• [REQUIRED TASK] Output every line exactly as written. Leave out pictures.

• [SOURCE DATA]
============================================================
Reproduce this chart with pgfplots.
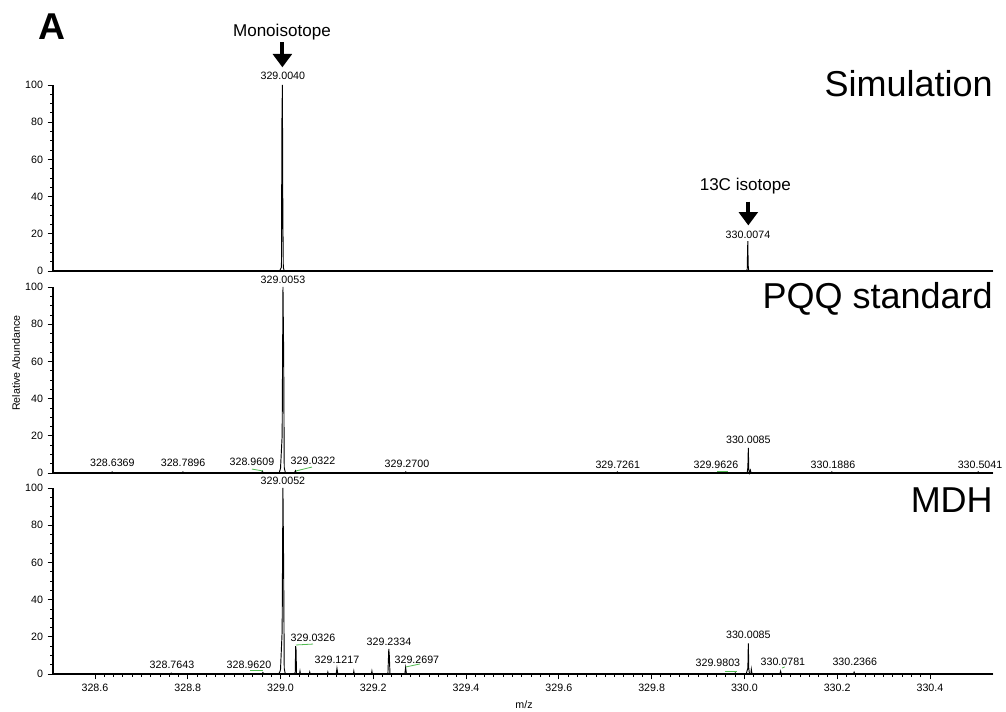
\documentclass[border=0pt]{standalone}
\usepackage{pgfplots}
\pgfplotsset{compat=1.18}
\usepackage{fontspec}
\setmainfont{Liberation Sans}
\usetikzlibrary{arrows.meta}
\definecolor{lg}{RGB}{80,185,80}
\pgfplotsset{
 spec/.style={
  scale only axis, width=705pt, height=139.5pt,
  xmin=328.5095, xmax=330.536, ymin=0, ymax=100,
  axis x line*=bottom, axis y line*=left,
  axis line style={line width=1.2pt},
  ytick={0,20,40,60,80,100}, minor y tick num=3,
  tick style={black, line width=0.6pt},
  tick align=outside,
  major tick length=4pt, minor tick length=2.2pt,
  clip=false,
  ticklabel style={font=\fontsize{8}{9}\selectfont},
  /pgf/number format/assume math mode=true,
 },
}
\tikzset{
 lbl/.style={font=\fontsize{8}{9}\selectfont, inner sep=0pt},
 big/.style={font=\fontsize{27}{30}\selectfont, inner sep=0pt, anchor=east},
 ann/.style={font=\fontsize{12.8}{14}\selectfont, inner sep=0pt},
}
\begin{document}
\begin{tikzpicture}
\useasboundingbox (0,0) rectangle (754.5pt,533.25pt);
% ---------------- Simulation ----------------
\begin{axis}[spec, at={(39.75pt,330pt)}, anchor=south west, xtick=\empty]
\addplot[black, line width=0.7pt] table {
328.5095 0
328.9980 0
329.0020 2
329.0030 80
329.0040 100
329.0050 30
329.0060 2
329.0080 0
330.0040 0
330.0062 1
330.0068 10
330.0074 16
330.0082 3
330.0095 0
330.5360 0
};
\node[lbl] at (axis cs:329.005,104.9) {329.0040};
\node[lbl] at (axis cs:330.0077,19.5) {330.0074};
\draw[-{Triangle[width=14pt,length=10pt]}, line width=3pt] (axis cs:329.004,123) -- (axis cs:329.004,109.5);
\node[ann] at (axis cs:329.003,128.6) {Monoisotope};
\draw[-{Triangle[width=14pt,length=10pt]}, line width=3pt] (axis cs:330.0085,37.3) -- (axis cs:330.0085,24.5);
\node[ann] at (axis cs:330.0020,45.4) {13C isotope};
\node[big] at (rel axis cs:1,1.005) {Simulation};
\end{axis}
% ---------------- PQQ standard ----------------
\begin{axis}[spec, at={(39.75pt,178.5pt)}, anchor=south west, xtick=\empty]
\addplot[black, line width=0.7pt] table {
328.5095 0
328.6350 0
328.6369 0.6
328.6390 0
328.7880 0
328.7896 0.6
328.7910 0
328.9590 0
328.9609 1
328.9630 0
328.9970 0
329.0000 2.5
329.0035 20
329.0053 100
329.0068 63
329.0080 3
329.0105 0
329.0300 0
329.0322 1.2
329.0340 0
329.2680 0
329.2700 0.6
329.2720 0
329.7240 0
329.7261 0.6
329.7280 0
329.9610 0
329.9626 0.6
329.9640 0
330.0060 0
330.0075 3
330.0085 13.5
330.0095 2
330.0110 0
330.0130 1.5
330.0145 0
330.1870 0
330.1886 0.6
330.1900 0
330.5020 0
330.5041 0.6
330.5060 0
330.5360 0
};
\node[lbl] at (axis cs:329.0053,103.7) {329.0053};
\node[lbl] at (axis cs:328.6375,5.3) {328.6369};
\node[lbl] at (axis cs:328.790,5.3) {328.7896};
\node[lbl] at (axis cs:328.9384,5.9) {328.9609};
\node[lbl] at (axis cs:329.070,6.4) {329.0322};
\node[lbl] at (axis cs:329.2726,4.8) {329.2700};
\node[lbl] at (axis cs:329.727,4.3) {329.7261};
\node[lbl] at (axis cs:329.9387,4.3) {329.9626};
\node[lbl] at (axis cs:330.0085,17.6) {330.0085};
\node[lbl] at (axis cs:330.191,4.3) {330.1886};
\node[lbl] at (axis cs:330.508,4.3) {330.5041};
\draw[lg, line width=0.6pt] (axis cs:328.9384,2.1) -- (axis cs:328.9621,1.1);
\draw[lg, line width=0.6pt] (axis cs:329.0333,1.1) -- (axis cs:329.0678,3.2);
\draw[lg, line width=0.6pt] (axis cs:329.9408,1.1) -- (axis cs:329.9645,1.1);
\node[big] at (rel axis cs:1,0.936) {PQQ standard};
\end{axis}
% ---------------- MDH ----------------
\begin{axis}[spec, at={(39.75pt,27.75pt)}, anchor=south west,
  xtick={328.6,328.8,329.0,329.2,329.4,329.6,329.8,330.0,330.2,330.4},
  xticklabels={328.6,328.8,329.0,329.2,329.4,329.6,329.8,330.0,330.2,330.4},
  minor x tick num=9]
\addplot[black, line width=0.7pt] table {
328.5095 0
328.7620 0
328.7643 0.5
328.7660 0
328.9600 0
328.9620 0.8
328.9640 0
328.9960 0
328.9990 1.5
329.0000 2.5
329.0035 23
329.0052 100
329.0067 59
329.0080 3
329.0095 1
329.0105 0
329.0300 0
329.0318 1
329.0326 15
329.0335 13
329.0345 0
329.0410 0
329.0420 1.5
329.0430 0
329.0620 0
329.0630 1
329.0640 0
329.1010 0
329.1020 1
329.1030 0
329.1200 0
329.1217 3
329.1235 0
329.1570 0
329.1580 1.5
329.1590 0
329.1960 0
329.1970 1.5
329.1980 0
329.2315 0
329.2334 13.5
329.2345 10
329.2360 0
329.2680 0
329.2697 3.5
329.2715 0
329.9790 0
329.9803 0.6
329.9815 0
330.0040 0
330.0060 2
330.0075 3
330.0085 16.5
330.0095 3
330.0110 0
330.0140 0
330.0150 2.5
330.0165 0
330.0765 0
330.0781 1.5
330.0795 0
330.2350 0
330.2366 1
330.2380 0
330.5360 0
};
\node[lbl] at (axis cs:329.0052,103.8) {329.0052};
\node[lbl] at (axis cs:328.766,4.8) {328.7643};
\node[lbl] at (axis cs:328.932,4.8) {328.9620};
\node[lbl] at (axis cs:329.070,19.4) {329.0326};
\node[lbl] at (axis cs:329.1217,7.5) {329.1217};
\node[lbl] at (axis cs:329.2338,17.2) {329.2334};
\node[lbl] at (axis cs:329.294,7.5) {329.2697};
\node[lbl] at (axis cs:329.943,6) {329.9803};
\node[lbl] at (axis cs:330.0085,21) {330.0085};
\node[lbl] at (axis cs:330.083,6.5) {330.0781};
\node[lbl] at (axis cs:330.238,6.5) {330.2366};
\draw[lg, line width=0.6pt] (axis cs:328.934,2.2) -- (axis cs:328.962,2.2);
\draw[lg, line width=0.6pt] (axis cs:329.033,15.6) -- (axis cs:329.070,16.1);
\draw[lg, line width=0.6pt] (axis cs:329.2704,3.8) -- (axis cs:329.3006,5.4);
\draw[lg, line width=0.6pt] (axis cs:329.958,1.6) -- (axis cs:329.984,1.6);
\draw[lg, line width=0.6pt] (axis cs:330.081,3.2) -- (axis cs:330.087,3.8);
\node[big] at (rel axis cs:1,0.935) {MDH};
\end{axis}
% ---------------- outer text ----------------
\node[font=\bfseries\fontsize{28}{30}\selectfont, inner sep=0pt] at (39pt,513pt) {A};
\node[font=\fontsize{8}{9}\selectfont, rotate=90, inner sep=0pt] at (12pt,261pt) {Relative Abundance};
\node[font=\fontsize{8}{9}\selectfont, inner sep=0pt] at (393pt,4.5pt) {m/z};
\end{tikzpicture}
\end{document}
============================================================
• [FINISHED ANSWER]
Reproduce this chart with pgfplots.
\documentclass[border=0pt]{standalone}
\usepackage{pgfplots}
\pgfplotsset{compat=1.18}
\usepackage{fontspec}
\setmainfont{Liberation Sans}
\usetikzlibrary{arrows.meta}
\definecolor{lg}{RGB}{80,185,80}
\pgfplotsset{
 spec/.style={
  scale only axis, width=705pt, height=139.5pt,
  xmin=328.5095, xmax=330.536, ymin=0, ymax=100,
  axis x line*=bottom, axis y line*=left,
  axis line style={line width=1.2pt},
  ytick={0,20,40,60,80,100}, minor y tick num=3,
  tick style={black, line width=0.6pt},
  tick align=outside,
  major tick length=4pt, minor tick length=2.2pt,
  clip=false,
  ticklabel style={font=\fontsize{8}{9}\selectfont},
  /pgf/number format/assume math mode=true,
 },
}
\tikzset{
 lbl/.style={font=\fontsize{8}{9}\selectfont, inner sep=0pt},
 big/.style={font=\fontsize{27}{30}\selectfont, inner sep=0pt, anchor=east},
 ann/.style={font=\fontsize{12.8}{14}\selectfont, inner sep=0pt},
}
\begin{document}
\begin{tikzpicture}
\useasboundingbox (0,0) rectangle (754.5pt,533.25pt);
% ---------------- Simulation ----------------
\begin{axis}[spec, at={(39.75pt,330pt)}, anchor=south west, xtick=\empty]
\addplot[black, line width=0.7pt] table {
328.5095 0
328.9980 0
329.0020 2
329.0030 80
329.0040 100
329.0050 30
329.0060 2
329.0080 0
330.0040 0
330.0062 1
330.0068 10
330.0074 16
330.0082 3
330.0095 0
330.5360 0
};
\node[lbl] at (axis cs:329.005,104.9) {329.0040};
\node[lbl] at (axis cs:330.0077,19.5) {330.0074};
\draw[-{Triangle[width=14pt,length=10pt]}, line width=3pt] (axis cs:329.004,123) -- (axis cs:329.004,109.5);
\node[ann] at (axis cs:329.003,128.6) {Monoisotope};
\draw[-{Triangle[width=14pt,length=10pt]}, line width=3pt] (axis cs:330.0085,37.3) -- (axis cs:330.0085,24.5);
\node[ann] at (axis cs:330.0020,45.4) {13C isotope};
\node[big] at (rel axis cs:1,1.005) {Simulation};
\end{axis}
% ---------------- PQQ standard ----------------
\begin{axis}[spec, at={(39.75pt,178.5pt)}, anchor=south west, xtick=\empty]
\addplot[black, line width=0.7pt] table {
328.5095 0
328.6350 0
328.6369 0.6
328.6390 0
328.7880 0
328.7896 0.6
328.7910 0
328.9590 0
328.9609 1
328.9630 0
328.9970 0
329.0000 2.5
329.0035 20
329.0053 100
329.0068 63
329.0080 3
329.0105 0
329.0300 0
329.0322 1.2
329.0340 0
329.2680 0
329.2700 0.6
329.2720 0
329.7240 0
329.7261 0.6
329.7280 0
329.9610 0
329.9626 0.6
329.9640 0
330.0060 0
330.0075 3
330.0085 13.5
330.0095 2
330.0110 0
330.0130 1.5
330.0145 0
330.1870 0
330.1886 0.6
330.1900 0
330.5020 0
330.5041 0.6
330.5060 0
330.5360 0
};
\node[lbl] at (axis cs:329.0053,103.7) {329.0053};
\node[lbl] at (axis cs:328.6375,5.3) {328.6369};
\node[lbl] at (axis cs:328.790,5.3) {328.7896};
\node[lbl] at (axis cs:328.9384,5.9) {328.9609};
\node[lbl] at (axis cs:329.070,6.4) {329.0322};
\node[lbl] at (axis cs:329.2726,4.8) {329.2700};
\node[lbl] at (axis cs:329.727,4.3) {329.7261};
\node[lbl] at (axis cs:329.9387,4.3) {329.9626};
\node[lbl] at (axis cs:330.0085,17.6) {330.0085};
\node[lbl] at (axis cs:330.191,4.3) {330.1886};
\node[lbl] at (axis cs:330.508,4.3) {330.5041};
\draw[lg, line width=0.6pt] (axis cs:328.9384,2.1) -- (axis cs:328.9621,1.1);
\draw[lg, line width=0.6pt] (axis cs:329.0333,1.1) -- (axis cs:329.0678,3.2);
\draw[lg, line width=0.6pt] (axis cs:329.9408,1.1) -- (axis cs:329.9645,1.1);
\node[big] at (rel axis cs:1,0.936) {PQQ standard};
\end{axis}
% ---------------- MDH ----------------
\begin{axis}[spec, at={(39.75pt,27.75pt)}, anchor=south west,
  xtick={328.6,328.8,329.0,329.2,329.4,329.6,329.8,330.0,330.2,330.4},
  xticklabels={328.6,328.8,329.0,329.2,329.4,329.6,329.8,330.0,330.2,330.4},
  minor x tick num=9]
\addplot[black, line width=0.7pt] table {
328.5095 0
328.7620 0
328.7643 0.5
328.7660 0
328.9600 0
328.9620 0.8
328.9640 0
328.9960 0
328.9990 1.5
329.0000 2.5
329.0035 23
329.0052 100
329.0067 59
329.0080 3
329.0095 1
329.0105 0
329.0300 0
329.0318 1
329.0326 15
329.0335 13
329.0345 0
329.0410 0
329.0420 1.5
329.0430 0
329.0620 0
329.0630 1
329.0640 0
329.1010 0
329.1020 1
329.1030 0
329.1200 0
329.1217 3
329.1235 0
329.1570 0
329.1580 1.5
329.1590 0
329.1960 0
329.1970 1.5
329.1980 0
329.2315 0
329.2334 13.5
329.2345 10
329.2360 0
329.2680 0
329.2697 3.5
329.2715 0
329.9790 0
329.9803 0.6
329.9815 0
330.0040 0
330.0060 2
330.0075 3
330.0085 16.5
330.0095 3
330.0110 0
330.0140 0
330.0150 2.5
330.0165 0
330.0765 0
330.0781 1.5
330.0795 0
330.2350 0
330.2366 1
330.2380 0
330.5360 0
};
\node[lbl] at (axis cs:329.0052,103.8) {329.0052};
\node[lbl] at (axis cs:328.766,4.8) {328.7643};
\node[lbl] at (axis cs:328.932,4.8) {328.9620};
\node[lbl] at (axis cs:329.070,19.4) {329.0326};
\node[lbl] at (axis cs:329.1217,7.5) {329.1217};
\node[lbl] at (axis cs:329.2338,17.2) {329.2334};
\node[lbl] at (axis cs:329.294,7.5) {329.2697};
\node[lbl] at (axis cs:329.943,6) {329.9803};
\node[lbl] at (axis cs:330.0085,21) {330.0085};
\node[lbl] at (axis cs:330.083,6.5) {330.0781};
\node[lbl] at (axis cs:330.238,6.5) {330.2366};
\draw[lg, line width=0.6pt] (axis cs:328.934,2.2) -- (axis cs:328.962,2.2);
\draw[lg, line width=0.6pt] (axis cs:329.033,15.6) -- (axis cs:329.070,16.1);
\draw[lg, line width=0.6pt] (axis cs:329.2704,3.8) -- (axis cs:329.3006,5.4);
\draw[lg, line width=0.6pt] (axis cs:329.958,1.6) -- (axis cs:329.984,1.6);
\draw[lg, line width=0.6pt] (axis cs:330.081,3.2) -- (axis cs:330.087,3.8);
\node[big] at (rel axis cs:1,0.935) {MDH};
\end{axis}
% ---------------- outer text ----------------
\node[font=\bfseries\fontsize{28}{30}\selectfont, inner sep=0pt] at (39pt,513pt) {A};
\node[font=\fontsize{8}{9}\selectfont, rotate=90, inner sep=0pt] at (12pt,261pt) {Relative Abundance};
\node[font=\fontsize{8}{9}\selectfont, inner sep=0pt] at (393pt,4.5pt) {m/z};
\end{tikzpicture}
\end{document}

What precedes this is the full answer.